Dell cheats on Microsoft with 'sexy' new Chromebook
Microsoft has been busy attacking the Chromebook recently, trotting out spokesman Ben Rudolph to handpick "people on the street" to tell him why the Google-branded laptop wouldn't work for them, and hiring Pawn Stars to call the notebook "a brick". The problem for Microsoft is this -- many of its biggest OEM partners, including HP and Acer, are producing hardware running the rival operating system.
Now Dell is the latest hardware maker, generally associated with Windows, to experiment with alternatives. No, Dell isn't abandoning Windows, just cheating on it with Chrome OS. The Texas-based company has strayed before, producing Android tablets, but this is its first flirtation with a Chromebook.
The Dell Chromebook 11 features an Intel Celeron processor, an 11.6-inch screen, a 16 GB SSD and is claiming 10 hours of battery life.
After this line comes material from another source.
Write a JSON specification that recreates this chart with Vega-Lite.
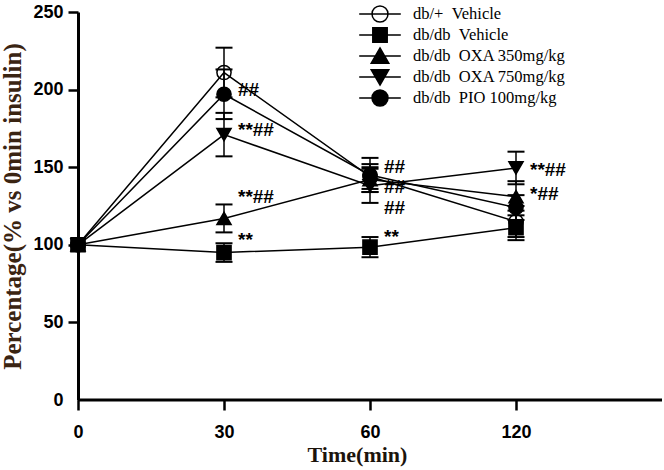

The notebook is geared towards educational uses, delivering what Dell explains is the "next generation learning solutions that deliver an optimal combination of platforms, education content and secure IT efficiency that schools and universities are seeking to personalize the learning experience and improve student outcomes".
"Dell believes that when implemented successfully, teachers, students and technology work together to enrich the learning process", adds Neil Hand, vice president of the Tablet and Performance PC Group at Dell.
The Dell Chromebook 11 will be available in the first quarter of 2014 and will come in both 2 GB and 4 GB models, both of which will be priced under $300 (exact pricing not given). There is still plenty of time between now and launch, during which Microsoft can attempt to damage sales for its hardware partners.